### WHAT THE TASK REQUIRES:
Give nothing except the number of lines containing the word "this".

— start of PROVIDED ENTRIES —

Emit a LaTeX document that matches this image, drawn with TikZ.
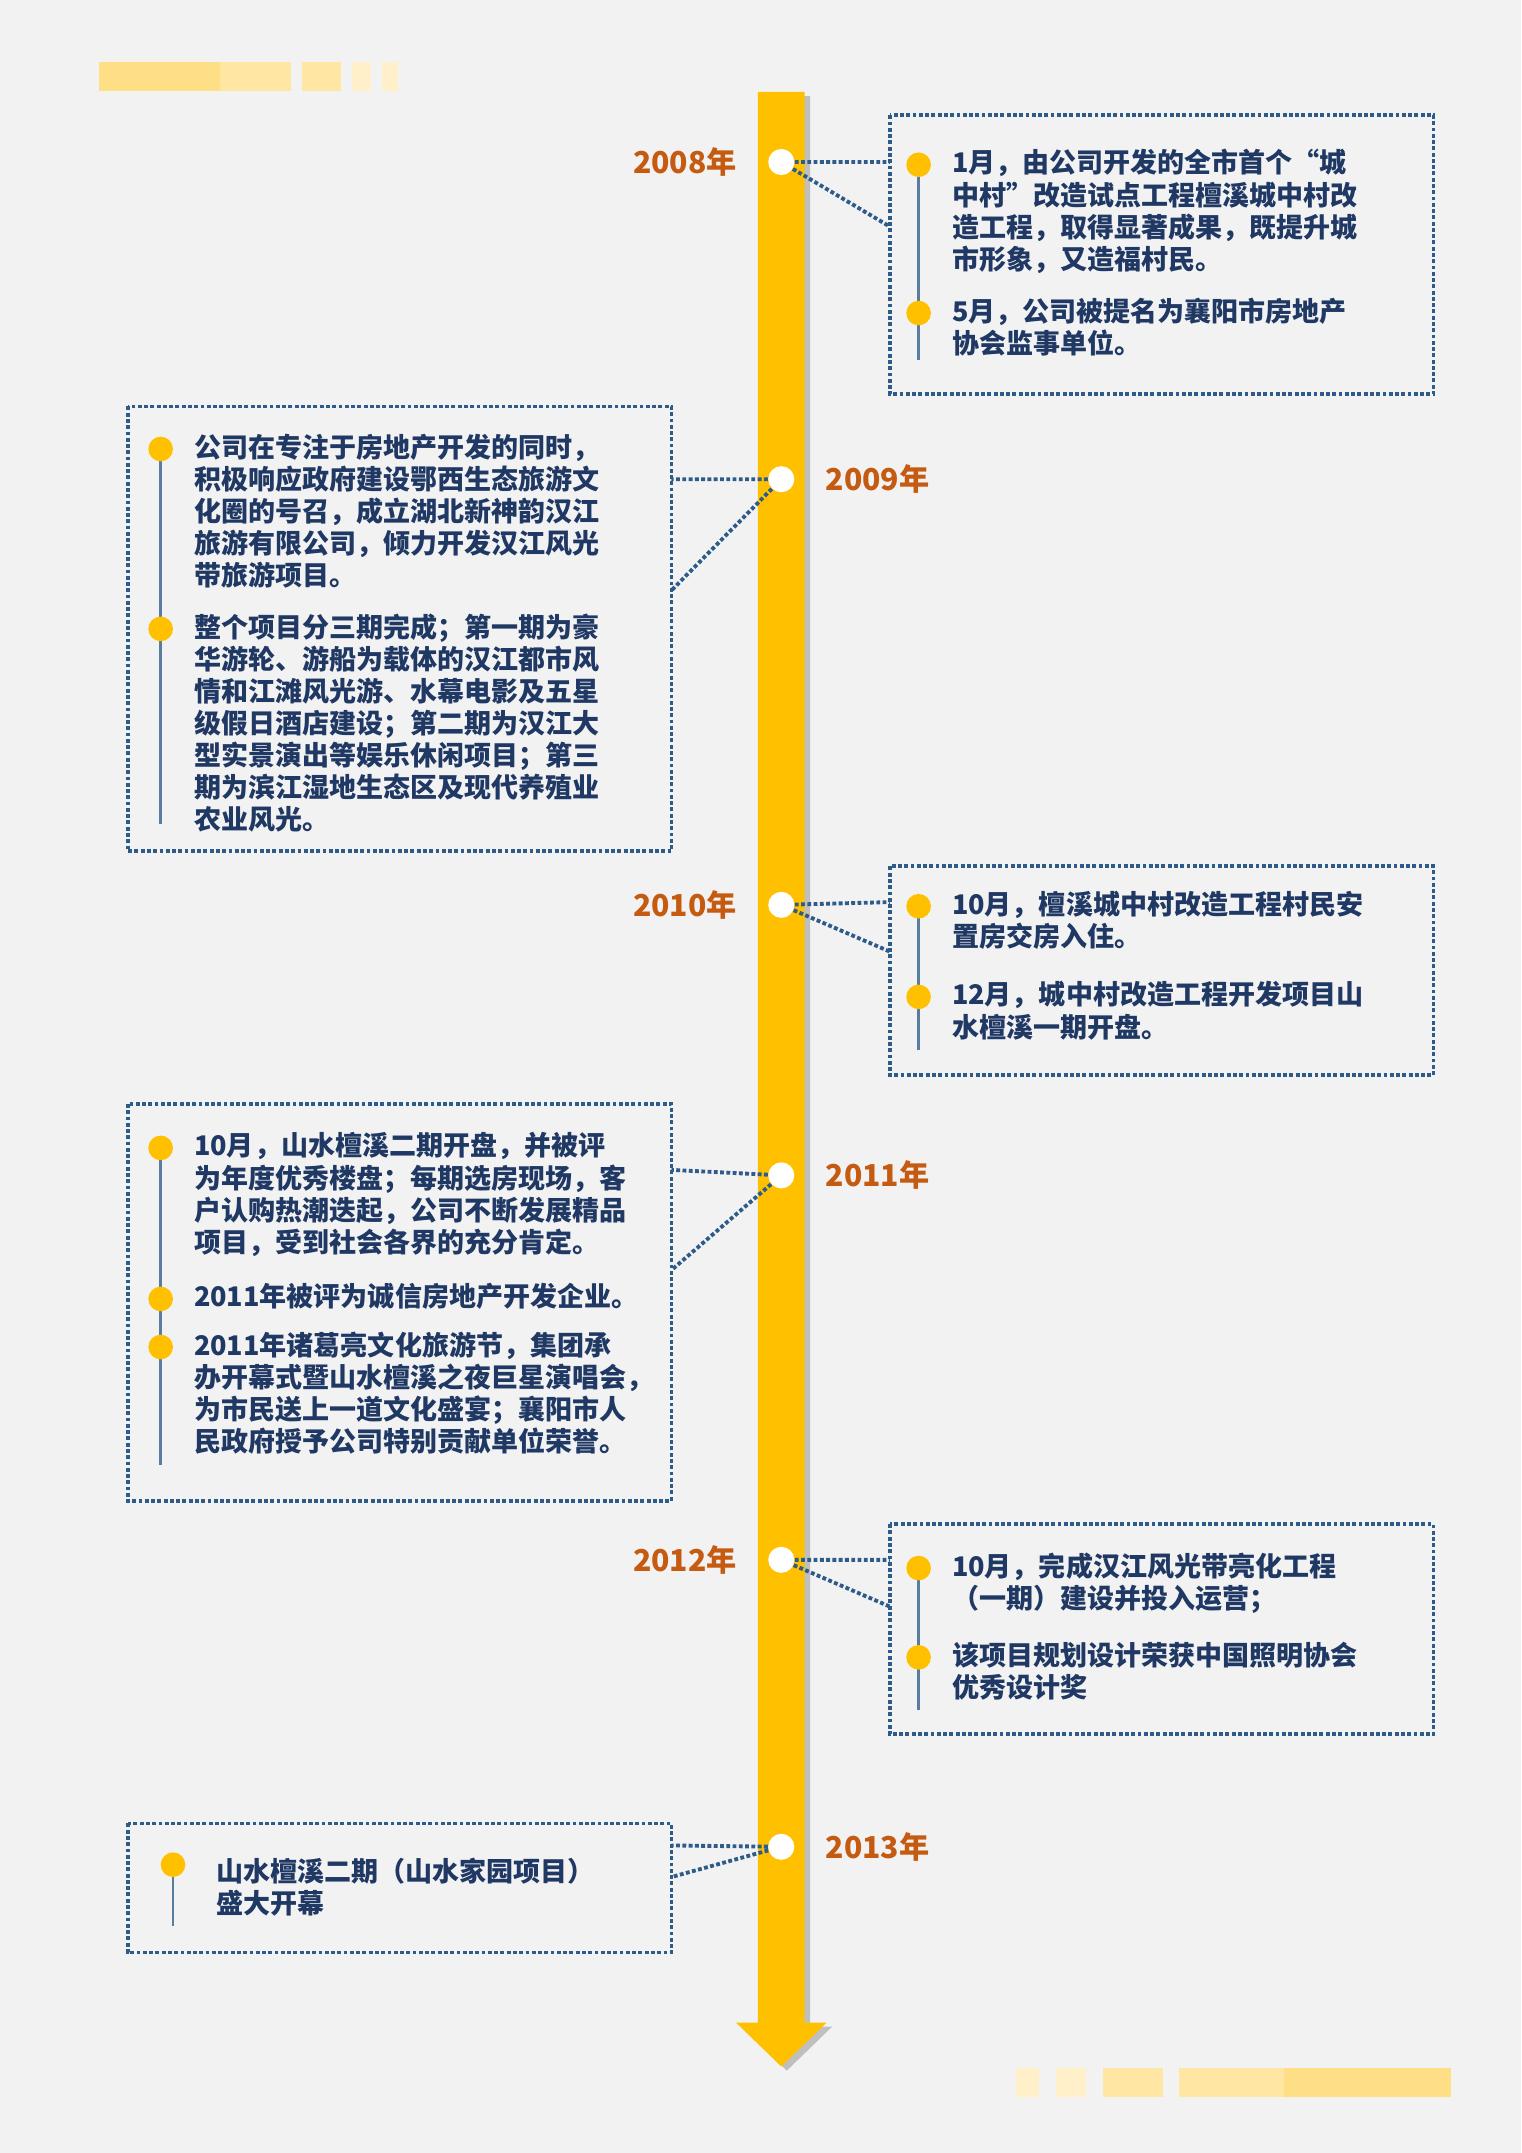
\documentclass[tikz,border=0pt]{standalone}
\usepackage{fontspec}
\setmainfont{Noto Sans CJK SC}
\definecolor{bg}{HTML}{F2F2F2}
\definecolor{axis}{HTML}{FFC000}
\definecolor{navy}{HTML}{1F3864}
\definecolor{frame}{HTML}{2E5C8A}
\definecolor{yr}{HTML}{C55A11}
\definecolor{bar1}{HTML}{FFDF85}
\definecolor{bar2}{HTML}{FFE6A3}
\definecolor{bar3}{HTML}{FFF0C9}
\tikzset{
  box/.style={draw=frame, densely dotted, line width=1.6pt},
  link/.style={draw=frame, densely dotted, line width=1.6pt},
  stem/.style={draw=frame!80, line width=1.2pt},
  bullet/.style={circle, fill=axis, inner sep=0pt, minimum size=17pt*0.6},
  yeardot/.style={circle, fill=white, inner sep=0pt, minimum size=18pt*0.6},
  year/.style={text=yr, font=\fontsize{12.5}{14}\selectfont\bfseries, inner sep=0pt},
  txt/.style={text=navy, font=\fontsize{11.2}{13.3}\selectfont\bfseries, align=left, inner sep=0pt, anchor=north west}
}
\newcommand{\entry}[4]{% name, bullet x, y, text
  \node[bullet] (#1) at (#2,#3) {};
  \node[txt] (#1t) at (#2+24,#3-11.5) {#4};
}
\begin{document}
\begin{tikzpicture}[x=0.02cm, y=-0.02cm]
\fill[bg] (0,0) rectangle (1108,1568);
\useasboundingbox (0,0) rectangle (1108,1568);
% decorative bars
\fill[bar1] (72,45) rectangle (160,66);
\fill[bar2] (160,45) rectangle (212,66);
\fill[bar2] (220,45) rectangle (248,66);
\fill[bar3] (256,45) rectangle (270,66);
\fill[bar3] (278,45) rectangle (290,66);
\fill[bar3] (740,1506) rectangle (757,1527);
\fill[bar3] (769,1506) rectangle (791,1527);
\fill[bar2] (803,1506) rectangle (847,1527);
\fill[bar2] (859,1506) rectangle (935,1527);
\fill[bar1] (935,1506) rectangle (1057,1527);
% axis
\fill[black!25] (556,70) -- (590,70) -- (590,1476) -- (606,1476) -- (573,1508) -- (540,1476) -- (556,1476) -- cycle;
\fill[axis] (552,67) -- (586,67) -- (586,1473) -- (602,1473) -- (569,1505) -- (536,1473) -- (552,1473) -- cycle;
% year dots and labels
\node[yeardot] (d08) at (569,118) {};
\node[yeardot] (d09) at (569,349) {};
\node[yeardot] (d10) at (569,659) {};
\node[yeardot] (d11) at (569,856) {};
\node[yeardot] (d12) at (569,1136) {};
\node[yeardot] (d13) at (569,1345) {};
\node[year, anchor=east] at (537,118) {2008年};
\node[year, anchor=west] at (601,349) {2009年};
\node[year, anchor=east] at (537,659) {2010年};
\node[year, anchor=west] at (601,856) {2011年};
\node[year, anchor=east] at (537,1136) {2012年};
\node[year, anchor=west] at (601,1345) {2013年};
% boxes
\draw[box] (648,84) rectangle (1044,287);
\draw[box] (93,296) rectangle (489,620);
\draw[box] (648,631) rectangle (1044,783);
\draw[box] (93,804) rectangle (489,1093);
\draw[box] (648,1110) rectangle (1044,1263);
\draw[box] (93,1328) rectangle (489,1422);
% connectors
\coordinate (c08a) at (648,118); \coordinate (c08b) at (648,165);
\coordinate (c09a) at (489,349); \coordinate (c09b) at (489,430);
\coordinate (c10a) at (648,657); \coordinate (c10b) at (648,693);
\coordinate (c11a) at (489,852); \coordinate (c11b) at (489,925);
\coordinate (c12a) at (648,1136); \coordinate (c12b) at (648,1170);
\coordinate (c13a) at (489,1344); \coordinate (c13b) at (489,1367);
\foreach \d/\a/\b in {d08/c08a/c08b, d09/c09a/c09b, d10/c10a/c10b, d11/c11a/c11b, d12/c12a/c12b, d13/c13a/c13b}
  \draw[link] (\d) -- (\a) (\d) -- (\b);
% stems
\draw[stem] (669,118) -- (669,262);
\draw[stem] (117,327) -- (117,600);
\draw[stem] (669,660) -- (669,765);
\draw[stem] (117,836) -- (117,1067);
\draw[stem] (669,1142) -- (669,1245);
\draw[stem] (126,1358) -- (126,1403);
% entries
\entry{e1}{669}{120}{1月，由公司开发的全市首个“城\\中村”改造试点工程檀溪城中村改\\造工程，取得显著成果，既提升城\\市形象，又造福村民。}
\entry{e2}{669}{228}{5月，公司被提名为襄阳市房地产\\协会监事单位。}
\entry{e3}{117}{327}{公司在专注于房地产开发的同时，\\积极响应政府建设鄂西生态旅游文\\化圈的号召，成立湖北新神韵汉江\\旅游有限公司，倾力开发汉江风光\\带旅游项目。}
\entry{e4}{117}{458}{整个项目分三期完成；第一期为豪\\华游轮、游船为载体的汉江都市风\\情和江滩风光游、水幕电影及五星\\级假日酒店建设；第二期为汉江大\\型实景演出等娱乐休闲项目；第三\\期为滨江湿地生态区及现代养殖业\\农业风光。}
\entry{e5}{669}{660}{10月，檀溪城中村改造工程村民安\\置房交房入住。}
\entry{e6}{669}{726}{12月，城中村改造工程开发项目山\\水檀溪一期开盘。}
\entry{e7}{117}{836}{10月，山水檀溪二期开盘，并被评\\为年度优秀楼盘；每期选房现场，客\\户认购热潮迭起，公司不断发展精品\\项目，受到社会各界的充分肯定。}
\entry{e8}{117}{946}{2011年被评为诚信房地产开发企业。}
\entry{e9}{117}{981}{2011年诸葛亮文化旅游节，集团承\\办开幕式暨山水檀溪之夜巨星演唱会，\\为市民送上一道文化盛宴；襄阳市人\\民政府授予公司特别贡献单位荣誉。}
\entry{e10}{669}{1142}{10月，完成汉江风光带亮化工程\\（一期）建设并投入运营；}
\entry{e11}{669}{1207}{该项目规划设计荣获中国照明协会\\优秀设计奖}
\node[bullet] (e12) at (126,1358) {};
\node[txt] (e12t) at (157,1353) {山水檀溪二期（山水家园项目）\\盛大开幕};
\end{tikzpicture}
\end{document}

— end of PROVIDED ENTRIES —
— start of PROVIDED ENTRIES —

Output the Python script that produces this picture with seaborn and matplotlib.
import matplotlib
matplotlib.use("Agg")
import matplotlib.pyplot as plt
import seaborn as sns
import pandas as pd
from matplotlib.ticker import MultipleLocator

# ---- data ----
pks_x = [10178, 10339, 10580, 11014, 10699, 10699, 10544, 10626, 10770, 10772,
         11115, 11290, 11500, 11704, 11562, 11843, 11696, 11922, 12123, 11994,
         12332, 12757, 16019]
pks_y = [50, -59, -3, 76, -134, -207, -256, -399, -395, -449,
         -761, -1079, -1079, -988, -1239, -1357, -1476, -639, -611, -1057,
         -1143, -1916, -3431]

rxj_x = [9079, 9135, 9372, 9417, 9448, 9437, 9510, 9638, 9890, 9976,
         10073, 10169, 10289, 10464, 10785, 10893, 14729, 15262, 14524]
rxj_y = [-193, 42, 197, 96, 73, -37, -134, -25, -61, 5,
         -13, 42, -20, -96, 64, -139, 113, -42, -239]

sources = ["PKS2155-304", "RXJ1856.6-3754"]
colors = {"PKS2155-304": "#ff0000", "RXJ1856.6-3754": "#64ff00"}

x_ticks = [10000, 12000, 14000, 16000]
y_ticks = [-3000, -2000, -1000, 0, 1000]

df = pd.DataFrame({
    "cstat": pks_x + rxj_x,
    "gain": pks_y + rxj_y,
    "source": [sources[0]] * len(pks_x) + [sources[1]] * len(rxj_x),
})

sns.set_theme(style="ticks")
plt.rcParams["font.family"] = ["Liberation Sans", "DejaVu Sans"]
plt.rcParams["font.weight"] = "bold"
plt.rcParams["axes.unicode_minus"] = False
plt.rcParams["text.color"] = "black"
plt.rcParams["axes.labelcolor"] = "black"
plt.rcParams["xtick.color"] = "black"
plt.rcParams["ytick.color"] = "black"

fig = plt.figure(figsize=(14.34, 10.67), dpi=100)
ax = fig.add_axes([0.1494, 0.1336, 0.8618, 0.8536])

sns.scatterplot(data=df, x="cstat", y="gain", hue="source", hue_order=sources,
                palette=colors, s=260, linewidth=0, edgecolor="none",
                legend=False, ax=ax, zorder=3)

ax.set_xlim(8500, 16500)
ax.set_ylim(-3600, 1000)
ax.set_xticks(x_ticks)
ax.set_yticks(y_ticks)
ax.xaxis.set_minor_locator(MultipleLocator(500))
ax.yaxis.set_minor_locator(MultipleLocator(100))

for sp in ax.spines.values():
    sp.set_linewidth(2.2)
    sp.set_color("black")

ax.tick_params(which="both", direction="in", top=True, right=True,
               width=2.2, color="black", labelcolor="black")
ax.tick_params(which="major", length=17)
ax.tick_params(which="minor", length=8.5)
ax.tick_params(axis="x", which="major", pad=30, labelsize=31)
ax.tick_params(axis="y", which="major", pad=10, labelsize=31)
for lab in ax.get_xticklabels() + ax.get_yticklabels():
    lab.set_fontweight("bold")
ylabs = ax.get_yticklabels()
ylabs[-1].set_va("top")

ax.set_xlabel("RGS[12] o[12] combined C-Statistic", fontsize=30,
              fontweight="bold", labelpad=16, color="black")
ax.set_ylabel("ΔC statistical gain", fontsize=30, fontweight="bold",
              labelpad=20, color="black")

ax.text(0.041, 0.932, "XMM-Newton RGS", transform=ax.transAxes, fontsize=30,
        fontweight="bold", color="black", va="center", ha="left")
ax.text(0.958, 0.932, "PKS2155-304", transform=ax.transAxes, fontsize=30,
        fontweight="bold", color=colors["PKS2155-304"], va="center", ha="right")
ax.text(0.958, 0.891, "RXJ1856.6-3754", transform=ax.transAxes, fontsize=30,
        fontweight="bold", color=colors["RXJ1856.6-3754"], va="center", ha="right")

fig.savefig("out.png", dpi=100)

— end of PROVIDED ENTRIES —

### THE ANSWER:
2